● **THE TASK**: Write the data out again exactly, with no pictures.

● **DATA EXCERPT**:
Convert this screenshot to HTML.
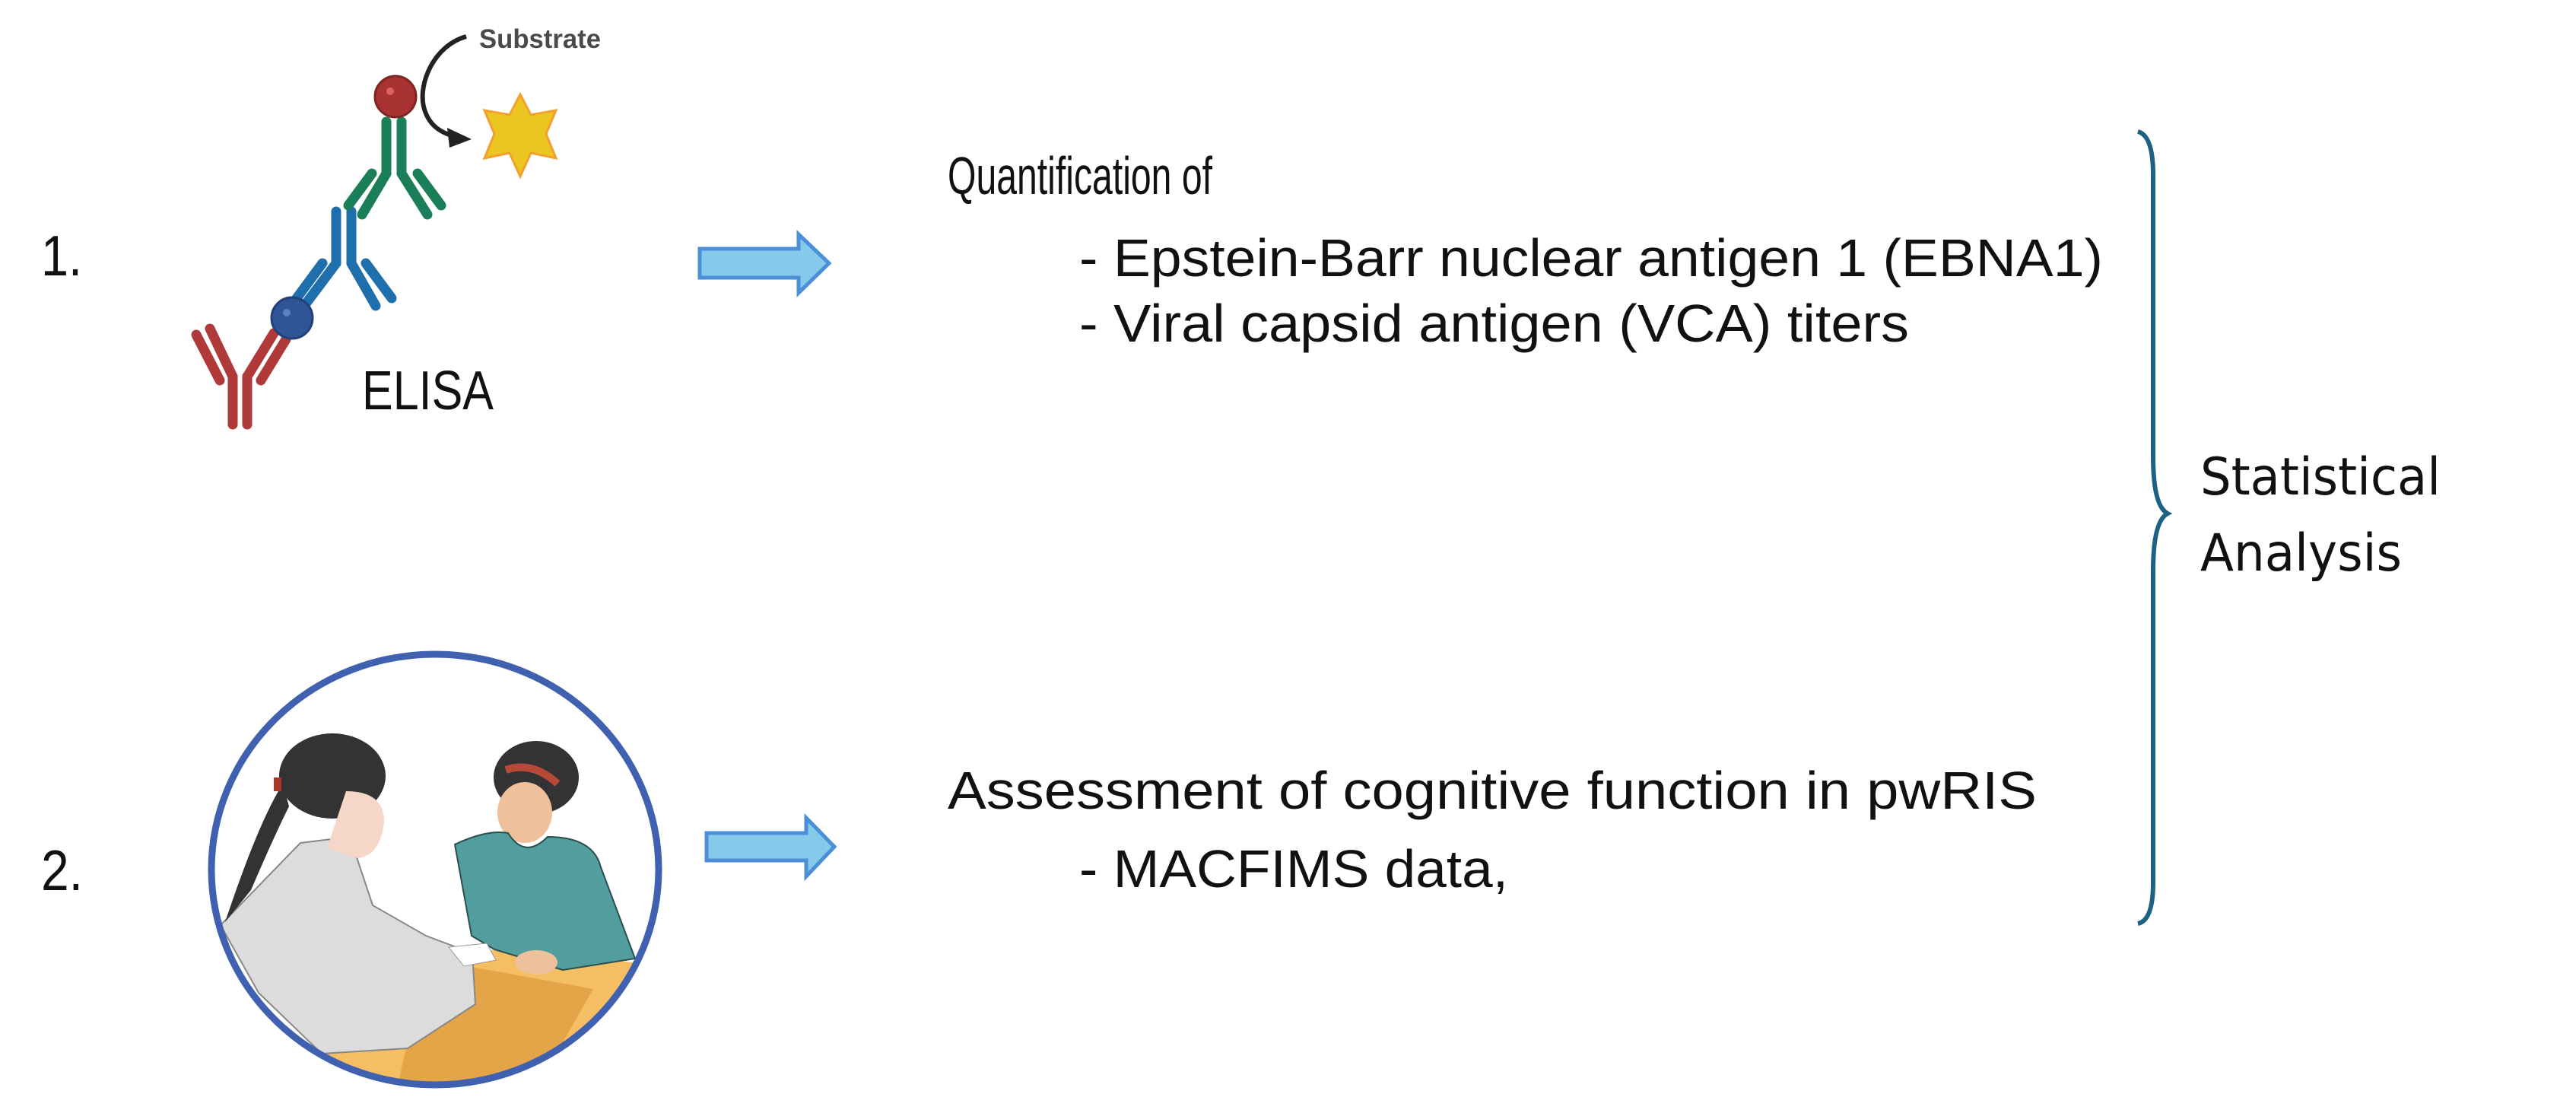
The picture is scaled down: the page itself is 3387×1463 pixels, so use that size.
<!DOCTYPE html>
<html><head><meta charset="utf-8"><style>html,body{margin:0;padding:0;background:#fff;}svg{display:block}</style></head>
<body>
<svg width="3387" height="1463" viewBox="0 0 3387 1463" xmlns="http://www.w3.org/2000/svg">
<defs>
<clipPath id="cc"><ellipse cx="572" cy="1143" rx="292" ry="281"/></clipPath>
</defs>
<rect width="3387" height="1463" fill="#fff"/>
<g font-family="Liberation Sans, sans-serif" fill="#111">
<text x="54" y="362" font-size="75" textLength="54" lengthAdjust="spacingAndGlyphs">1.</text>
<text x="54" y="1170" font-size="75" textLength="55" lengthAdjust="spacingAndGlyphs">2.</text>
<text x="476" y="538" font-size="72" textLength="173" lengthAdjust="spacingAndGlyphs">ELISA</text>
<text x="1246" y="255" font-size="70" textLength="348" lengthAdjust="spacingAndGlyphs">Quantification of</text>
<text x="1419" y="363" font-size="70" textLength="1346" lengthAdjust="spacingAndGlyphs">- Epstein-Barr nuclear antigen 1 (EBNA1)</text>
<text x="1419" y="449" font-size="70" textLength="1091" lengthAdjust="spacingAndGlyphs">- Viral capsid antigen (VCA) titers</text>
<text x="1246" y="1063" font-size="70" textLength="1432" lengthAdjust="spacingAndGlyphs">Assessment of cognitive function in pwRIS</text>
<text x="1419" y="1166" font-size="70" textLength="564" lengthAdjust="spacingAndGlyphs">- MACFIMS data,</text>
<text x="630" y="63" font-size="35" font-weight="bold" fill="#4a4a4a" textLength="160" lengthAdjust="spacingAndGlyphs">Substrate</text>
</g>
<g font-family="DejaVu Sans, sans-serif" fill="#111" font-size="68">
<text x="2893" y="650" textLength="316" lengthAdjust="spacingAndGlyphs">Statistical</text>
<text x="2893" y="750" textLength="265" lengthAdjust="spacingAndGlyphs">Analysis</text>
</g>
<path d="M2811,173 Q2831,178 2831,230 L2831,600 Q2831,665 2850,675 Q2831,685 2831,750 L2831,1160 Q2831,1210 2811,1214" fill="none" stroke="#1d6183" stroke-width="6"/>
<path d="M920,327 L1050,327 L1050,308 L1090,346 L1050,385 L1050,365 L920,365 Z" fill="#85caea" stroke="#4a8fd8" stroke-width="5"/>
<path d="M929,1095 L1060,1095 L1060,1075 L1097,1113 L1060,1152 L1060,1131 L929,1131 Z" fill="#85caea" stroke="#4a8fd8" stroke-width="5"/>
<g stroke-linecap="round" fill="none" stroke-width="13">
<g stroke="#b0393a">
<line x1="306" y1="495" x2="306" y2="558"/><line x1="325" y1="495" x2="325" y2="558"/>
<line x1="306" y1="495" x2="276" y2="432"/><line x1="289" y1="500" x2="258" y2="440"/>
<line x1="325" y1="495" x2="360" y2="438"/><line x1="343" y1="500" x2="376" y2="446"/>
</g>
<g stroke="#1f6fad">
<line x1="442" y1="278" x2="442" y2="346"/><line x1="462" y1="278" x2="462" y2="346"/>
<line x1="442" y1="346" x2="400" y2="402"/><line x1="424" y1="346" x2="390" y2="392"/>
<line x1="462" y1="346" x2="494" y2="402"/><line x1="481" y1="346" x2="515" y2="392"/>
</g>
<g stroke="#1a7f58">
<line x1="508" y1="160" x2="508" y2="228"/><line x1="528" y1="160" x2="528" y2="228"/>
<line x1="508" y1="228" x2="476" y2="282"/><line x1="489" y1="228" x2="458" y2="270"/>
<line x1="528" y1="228" x2="562" y2="282"/><line x1="549" y1="228" x2="580" y2="270"/>
</g>
</g>
<circle cx="384" cy="418" r="27" fill="#2f5597" stroke="#23407a" stroke-width="3"/>
<circle cx="520" cy="127" r="27" fill="#a83232" stroke="#7e2424" stroke-width="3"/>
<circle cx="513" cy="120" r="5" fill="#e26060"/>
<circle cx="377" cy="411" r="5" fill="#5a80c8"/>
<polygon points="684,124 698,151 731,145 718,176 731,208 698,201 684,232 670,201 637,208 650,176 637,145 670,151" fill="#ebc520" stroke="#f2a030" stroke-width="3"/>
<path d="M613,48 C570,60 550,110 557,140 C563,165 580,175 600,180" fill="none" stroke="#222" stroke-width="6"/>
<polygon points="588,168 620,183 591,194" fill="#222"/>
<g clip-path="url(#cc)">
<polygon points="500,1236 832,1265 832,1440 400,1440" fill="#f6be62"/>
<polygon points="560,1260 780,1300 700,1440 520,1440" fill="#e4a448"/>
<ellipse cx="705" cy="1022" rx="56" ry="48" fill="#333"/>
<ellipse cx="690" cy="1068" rx="36" ry="40" fill="#efc09c"/>
<path d="M665,1012 Q700,1000 733,1030" stroke="#b74a36" stroke-width="10" fill="none"/>
<path d="M598,1110 Q640,1090 668,1095 Q690,1130 720,1100 Q780,1100 790,1140 L835,1260 L740,1275 L650,1248 L620,1230 Z" fill="#529d9d" stroke="#2b4f4f" stroke-width="2"/>
<ellipse cx="705" cy="1265" rx="28" ry="16" fill="#efc09c"/>
<path d="M395,1108 L460,1100 L490,1190 L560,1230 L621,1253 L625,1320 L536,1378 L423,1385 L340,1305 L290,1216 Z" fill="#dcdcdc" stroke="#888" stroke-width="2"/>
<ellipse cx="437" cy="1020" rx="70" ry="56" fill="#333"/>
<path d="M372,1030 Q340,1080 296,1212 L330,1170 Q360,1100 380,1060 Z" fill="#333"/>
<path d="M455,1040 Q505,1040 505,1080 Q500,1125 470,1128 L430,1115 Z" fill="#f5d6c8"/>
<rect x="360" y="1022" width="10" height="18" fill="#a8382a"/>
<path d="M590,1245 L640,1240 L652,1262 L610,1270 Z" fill="#fff" stroke="#999" stroke-width="1"/>
</g>
<ellipse cx="572" cy="1143" rx="294" ry="283" fill="none" stroke="#4060b0" stroke-width="9"/>
</svg>
</body></html>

● **TASK SOLUTION**:
Convert this screenshot to HTML.
The picture is scaled down: the page itself is 3387×1463 pixels, so use that size.
<!DOCTYPE html>
<html><head><meta charset="utf-8"><style>html,body{margin:0;padding:0;background:#fff;}svg{display:block}</style></head>
<body>
<svg width="3387" height="1463" viewBox="0 0 3387 1463" xmlns="http://www.w3.org/2000/svg">
<defs>
<clipPath id="cc"><ellipse cx="572" cy="1143" rx="292" ry="281"/></clipPath>
</defs>
<rect width="3387" height="1463" fill="#fff"/>
<g font-family="Liberation Sans, sans-serif" fill="#111">
<text x="54" y="362" font-size="75" textLength="54" lengthAdjust="spacingAndGlyphs">1.</text>
<text x="54" y="1170" font-size="75" textLength="55" lengthAdjust="spacingAndGlyphs">2.</text>
<text x="476" y="538" font-size="72" textLength="173" lengthAdjust="spacingAndGlyphs">ELISA</text>
<text x="1246" y="255" font-size="70" textLength="348" lengthAdjust="spacingAndGlyphs">Quantification of</text>
<text x="1419" y="363" font-size="70" textLength="1346" lengthAdjust="spacingAndGlyphs">- Epstein-Barr nuclear antigen 1 (EBNA1)</text>
<text x="1419" y="449" font-size="70" textLength="1091" lengthAdjust="spacingAndGlyphs">- Viral capsid antigen (VCA) titers</text>
<text x="1246" y="1063" font-size="70" textLength="1432" lengthAdjust="spacingAndGlyphs">Assessment of cognitive function in pwRIS</text>
<text x="1419" y="1166" font-size="70" textLength="564" lengthAdjust="spacingAndGlyphs">- MACFIMS data,</text>
<text x="630" y="63" font-size="35" font-weight="bold" fill="#4a4a4a" textLength="160" lengthAdjust="spacingAndGlyphs">Substrate</text>
</g>
<g font-family="DejaVu Sans, sans-serif" fill="#111" font-size="68">
<text x="2893" y="650" textLength="316" lengthAdjust="spacingAndGlyphs">Statistical</text>
<text x="2893" y="750" textLength="265" lengthAdjust="spacingAndGlyphs">Analysis</text>
</g>
<path d="M2811,173 Q2831,178 2831,230 L2831,600 Q2831,665 2850,675 Q2831,685 2831,750 L2831,1160 Q2831,1210 2811,1214" fill="none" stroke="#1d6183" stroke-width="6"/>
<path d="M920,327 L1050,327 L1050,308 L1090,346 L1050,385 L1050,365 L920,365 Z" fill="#85caea" stroke="#4a8fd8" stroke-width="5"/>
<path d="M929,1095 L1060,1095 L1060,1075 L1097,1113 L1060,1152 L1060,1131 L929,1131 Z" fill="#85caea" stroke="#4a8fd8" stroke-width="5"/>
<g stroke-linecap="round" fill="none" stroke-width="13">
<g stroke="#b0393a">
<line x1="306" y1="495" x2="306" y2="558"/><line x1="325" y1="495" x2="325" y2="558"/>
<line x1="306" y1="495" x2="276" y2="432"/><line x1="289" y1="500" x2="258" y2="440"/>
<line x1="325" y1="495" x2="360" y2="438"/><line x1="343" y1="500" x2="376" y2="446"/>
</g>
<g stroke="#1f6fad">
<line x1="442" y1="278" x2="442" y2="346"/><line x1="462" y1="278" x2="462" y2="346"/>
<line x1="442" y1="346" x2="400" y2="402"/><line x1="424" y1="346" x2="390" y2="392"/>
<line x1="462" y1="346" x2="494" y2="402"/><line x1="481" y1="346" x2="515" y2="392"/>
</g>
<g stroke="#1a7f58">
<line x1="508" y1="160" x2="508" y2="228"/><line x1="528" y1="160" x2="528" y2="228"/>
<line x1="508" y1="228" x2="476" y2="282"/><line x1="489" y1="228" x2="458" y2="270"/>
<line x1="528" y1="228" x2="562" y2="282"/><line x1="549" y1="228" x2="580" y2="270"/>
</g>
</g>
<circle cx="384" cy="418" r="27" fill="#2f5597" stroke="#23407a" stroke-width="3"/>
<circle cx="520" cy="127" r="27" fill="#a83232" stroke="#7e2424" stroke-width="3"/>
<circle cx="513" cy="120" r="5" fill="#e26060"/>
<circle cx="377" cy="411" r="5" fill="#5a80c8"/>
<polygon points="684,124 698,151 731,145 718,176 731,208 698,201 684,232 670,201 637,208 650,176 637,145 670,151" fill="#ebc520" stroke="#f2a030" stroke-width="3"/>
<path d="M613,48 C570,60 550,110 557,140 C563,165 580,175 600,180" fill="none" stroke="#222" stroke-width="6"/>
<polygon points="588,168 620,183 591,194" fill="#222"/>
<g clip-path="url(#cc)">
<polygon points="500,1236 832,1265 832,1440 400,1440" fill="#f6be62"/>
<polygon points="560,1260 780,1300 700,1440 520,1440" fill="#e4a448"/>
<ellipse cx="705" cy="1022" rx="56" ry="48" fill="#333"/>
<ellipse cx="690" cy="1068" rx="36" ry="40" fill="#efc09c"/>
<path d="M665,1012 Q700,1000 733,1030" stroke="#b74a36" stroke-width="10" fill="none"/>
<path d="M598,1110 Q640,1090 668,1095 Q690,1130 720,1100 Q780,1100 790,1140 L835,1260 L740,1275 L650,1248 L620,1230 Z" fill="#529d9d" stroke="#2b4f4f" stroke-width="2"/>
<ellipse cx="705" cy="1265" rx="28" ry="16" fill="#efc09c"/>
<path d="M395,1108 L460,1100 L490,1190 L560,1230 L621,1253 L625,1320 L536,1378 L423,1385 L340,1305 L290,1216 Z" fill="#dcdcdc" stroke="#888" stroke-width="2"/>
<ellipse cx="437" cy="1020" rx="70" ry="56" fill="#333"/>
<path d="M372,1030 Q340,1080 296,1212 L330,1170 Q360,1100 380,1060 Z" fill="#333"/>
<path d="M455,1040 Q505,1040 505,1080 Q500,1125 470,1128 L430,1115 Z" fill="#f5d6c8"/>
<rect x="360" y="1022" width="10" height="18" fill="#a8382a"/>
<path d="M590,1245 L640,1240 L652,1262 L610,1270 Z" fill="#fff" stroke="#999" stroke-width="1"/>
</g>
<ellipse cx="572" cy="1143" rx="294" ry="283" fill="none" stroke="#4060b0" stroke-width="9"/>
</svg>
</body></html>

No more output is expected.